SP has not aligned with Congress both in the last assembly and parliament elections. With a 2% vote share in the last UP assembly elections, Congress cannot add any value to the SP’s vote share. BSP remains indifferent to any alliance game, as it knows the transfer of votes has been happening only in one direction. SP may not show even the courtesy that it showed in the 2019 general elections by not fielding any candidate in two constituencies where Sonia and Rahul contested. If SP becomes part of I.N.D.I.A., will it thereby give some seats to Congress, and will this in turn improve the chances of SP’s victory against the BJP? SP wants the whole turf of UP to fight against the BJP, and that too when the state has been moving towards bipolar contests.
In Kerala, CPI (M) is the challenger for Congress, and with no dominant third force in the state, CPI (M) and Congress can fight each other out. Does this add any significance to I.N.D.I.A. in the overall tally or add to the tally of the one-to-one contest against the BJP? CPI (M) and Congress will come together like they did in West Bengal if the BJP becomes a significant force to reach second place, replacing either Congress or CPI (M). But that is too far-fetched in Kerala in the current circumstances, given the Abrahamic faith’s electorate population of about 46% and the BJP’s vote share of about 15%, which is not enough to convert vote share to seats.
In Tamil Nadu, Congress won nine out of the ten seats it contested in the 2019 general elections thanks to the magnanimous seat allocation by the DMK. To overcome the severe anti-incumbency due to being in power since 2021, the DMK will try to accommodate some more parties in its alliance, and Congress will be forced to take fewer seats. With nationalistic fervour becoming the monopoly of the BJP in Tamil Nadu, Congress neither has the support of nationalistic nor regionalist minds and hence cannot bargain with the DMK.

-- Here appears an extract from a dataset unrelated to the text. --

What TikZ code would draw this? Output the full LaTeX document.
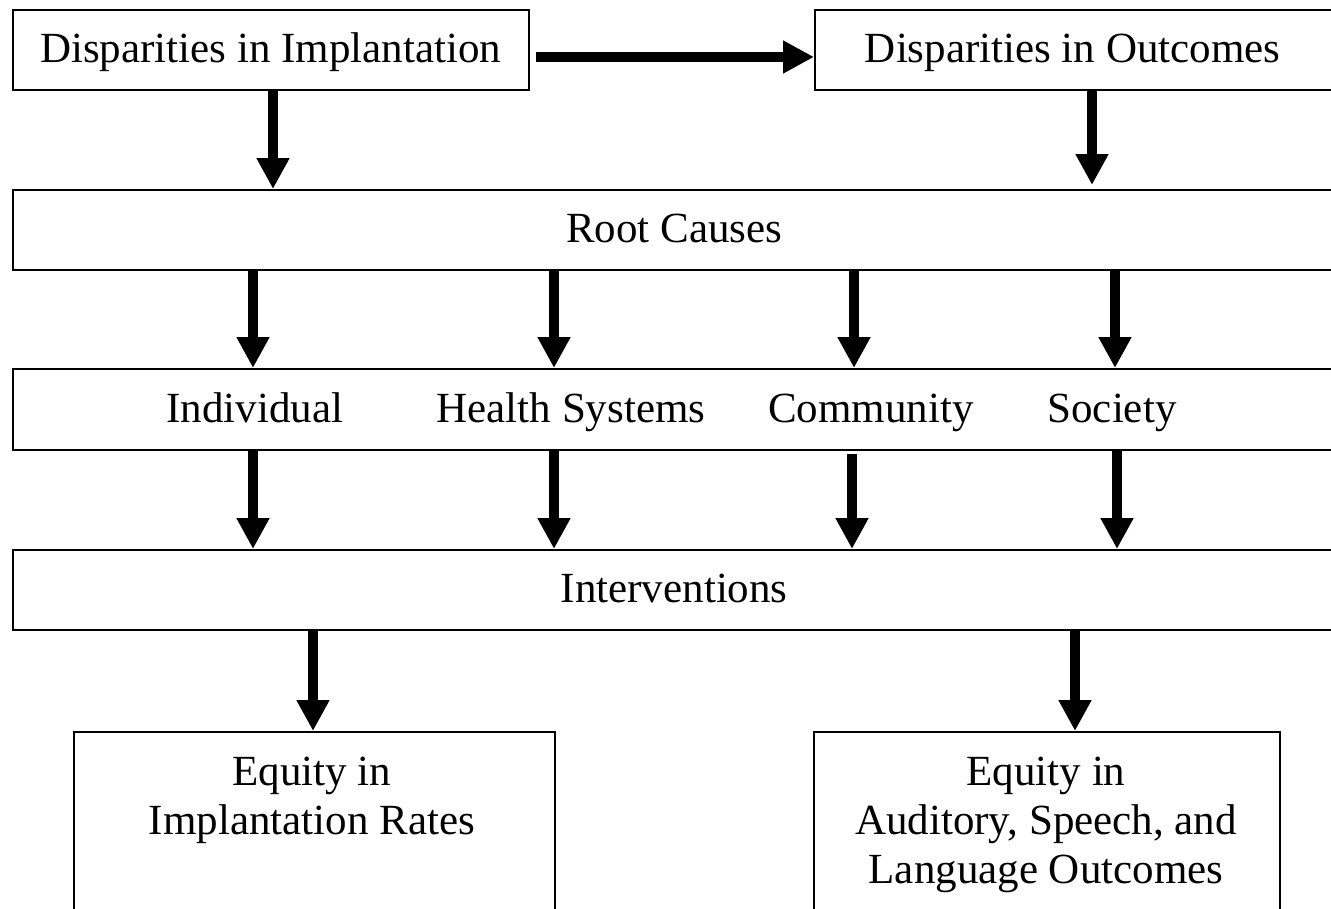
\documentclass[tikz,border=0pt]{standalone}
\usepackage{fontspec}
\setmainfont{Liberation Serif}
\usetikzlibrary{arrows.meta}
\tikzset{
  box/.style={draw, line width=1.5pt, rectangle, inner sep=0pt, anchor=north west,
    font=\fontsize{43pt}{49pt}\selectfont, text height=31pt, text depth=5pt},
  lbl/.style={inner sep=0pt, font=\fontsize{43pt}{49pt}\selectfont, text height=31pt, text depth=5pt},
  mlbl/.style={inner sep=0pt, align=center, anchor=north, font=\fontsize{43pt}{49pt}\selectfont},
  arr/.style={line width=10pt, -{Triangle[length=31pt,width=31pt]}}
}
\begin{document}
\begin{tikzpicture}[x=1pt,y=-1pt]
\path[use as bounding box] (0,0) rectangle (1331,908);
\clip (0,0) rectangle (1331,908);
% boxes
\node[box, minimum width=516pt, minimum height=80pt] (di) at (12,9) {Disparities in Implantation};
\node[box, minimum width=521pt, minimum height=80pt] (do) at (814,9) {\hspace*{-5pt}Disparities in Outcomes};
\node[box, minimum width=1323pt, minimum height=80pt] (root) at (12,189) {Root Causes};
\node[box, minimum width=1323pt, minimum height=81pt] (lev) at (12,368) {};
\node[box, minimum width=1323pt, minimum height=80pt] (int) at (12,549) {Interventions};
\node[box, minimum width=481pt, minimum height=220pt] (eqa) at (73,731) {};
\node[box, minimum width=466pt, minimum height=220pt] (eqb) at (813,731) {};
% level labels
\node[lbl] (ind) at (255,409) {Individual};
\node[lbl] (hs) at (571,409) {Health Systems};
\node[lbl] (com) at (871,409) {Community};
\node[lbl] (soc) at (1112,409) {Society};
% bottom texts
\node[mlbl] (ta) at (312,757) {Equity in\\Implantation Rates};
\node[mlbl] (tb) at (1046,757) {Equity in\\Auditory, Speech, and\\Language Outcomes};
% x positions of arrows
\coordinate (hy) at (0,57);
\coordinate (xa) at (273,0);
\coordinate (xb) at (1092,0);
\coordinate (x1) at (253,0);
\coordinate (x2) at (554,0);
\coordinate (x3) at (854,0);
\coordinate (x4) at (1115,0);
\coordinate (y3) at (852,0);
\coordinate (y4) at (1117,0);
\coordinate (xl) at (313,0);
\coordinate (xr) at (1075,0);
% arrows
\draw[arr] ([xshift=6pt]di.east |- hy) -- (do.west |- hy);
\draw[arr] (di.south -| xa) -- (root.north -| xa);
\draw[arr] (do.south -| xb) -- ([yshift=4pt]root.north -| xb);
\foreach \c in {x1,x2,x3,x4} \draw[arr] (root.south -| \c) -- (lev.north -| \c);
\draw[arr] (lev.south -| x1) -- (int.north -| x1);
\draw[arr] (lev.south -| x2) -- (int.north -| x2);
\draw[arr] ([yshift=-3pt]lev.south -| y3) -- (int.north -| y3);
\draw[arr] (lev.south -| y4) -- (int.north -| y4);
\draw[arr] (int.south -| xl) -- (eqa.north -| xl);
\draw[arr] (int.south -| xr) -- (eqb.north -| xr);
\end{tikzpicture}
\end{document}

If the Congress Party is willing to play a subservient role to the AAP in Delhi and Punjab, unconditionally support the SP in Uttar Pradesh without expecting anything in return, remain confined to their one or two seats in West Bengal, and accept seats offered by the DMK in Tamil Nadu, the I.N.D.I.A. may retain its shape. If Congress does not accept such a subservient role for different parties in I.N.D.I.A., I.N.D.I.A. ceases to exist.
Thiruvannathapuram S. Ramakrishnan is a public policy analyst.